Mikhail: That’s a great question, obviously data and security is just a pillar of our platform, with everything happening, GDPR and the California Privacy Act last year, it’s super important. For us, everything is encrypted, everything is stored securely. A decision we made as a company years ago was we don’t touch any PII. So anything that’s customer facing, consumer data, or anything that has personally identifiable information, we don’t touch any of that, we give it directly to the brand. So we’re just kind of an intermediary, so any of that information, through an integration, is stored and processed through their own CRM’s.
Amanda: When we first started thinking and talking about fashion tech about five to six years ago, we had this idea that connected clothing would mean that clothing by the very nature of it’s fiber would be connected to the internet, and now we’re talking about NFC chips and things that are kind of a means to that end but not quite that future that we’ve imagined. So I have to ask you, what’s your vision for the future of connected clothing or fashion tech in general?
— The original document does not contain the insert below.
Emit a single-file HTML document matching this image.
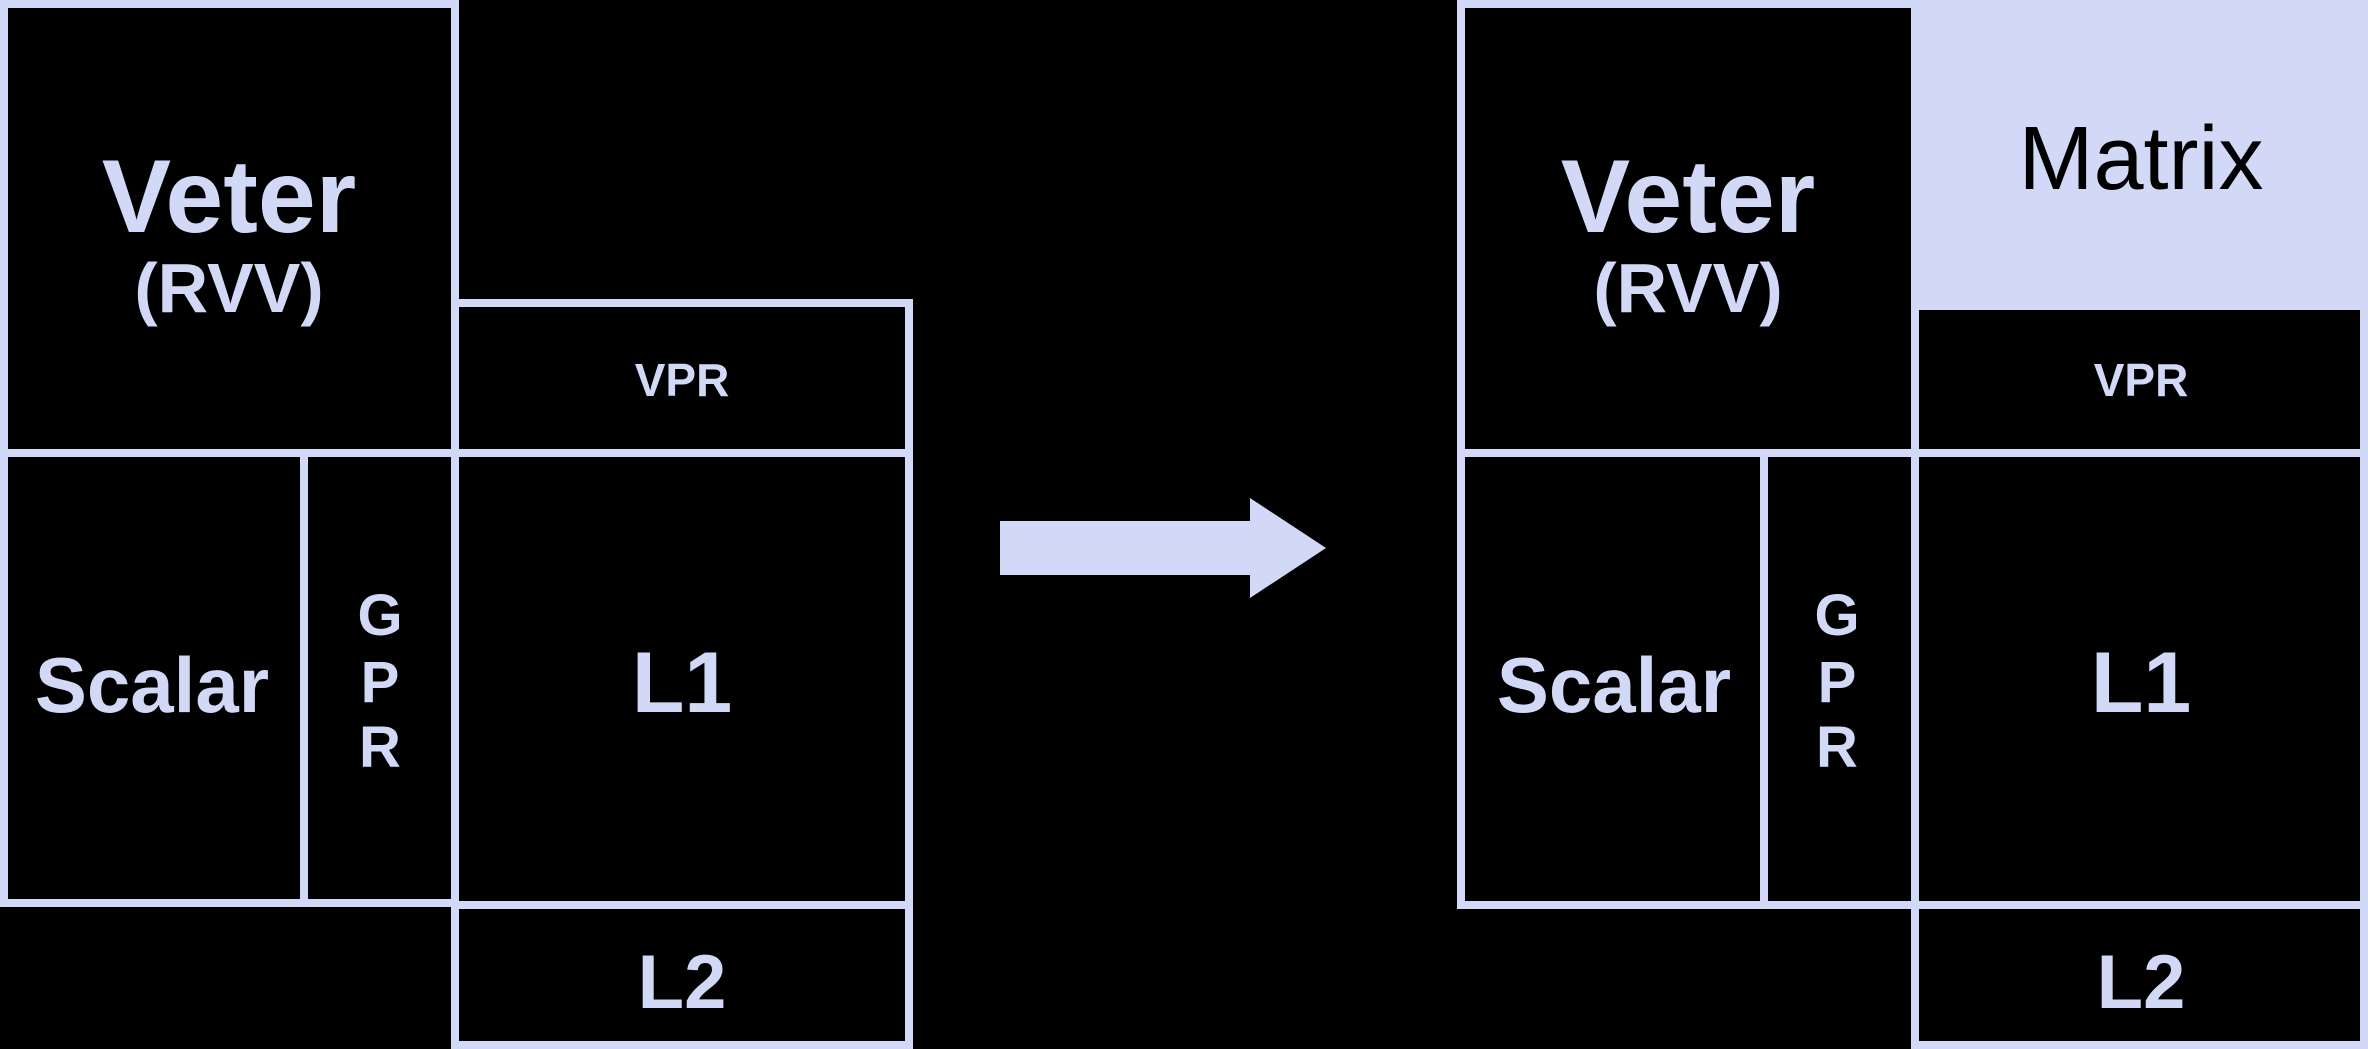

Mikhail: I think there’s a place for both of those things, I don’t think they’re mutually exclusive, there are certain brands and use cases where you do want connectivity and there’s certain athletic apparel where you want your heart rate measured and sensors that communicate directly to an app or something like that. If you look at a more broad use case, it’s the idea that every single product can be connected, right? We have this phone in our pocket that we’re pretty much glued to day in and day out, that is the vehicle for connection. If I can put something low cost into every single product, to unlock that capability, to unlock that storytelling, that is something that can happen over the next five to 10 years. I imagine every single one of the products that we own, in some way, shape or form, will be connected and what we like to say is that every product has a story to tell and we’re just the ones who are enabling the ability to tell that story.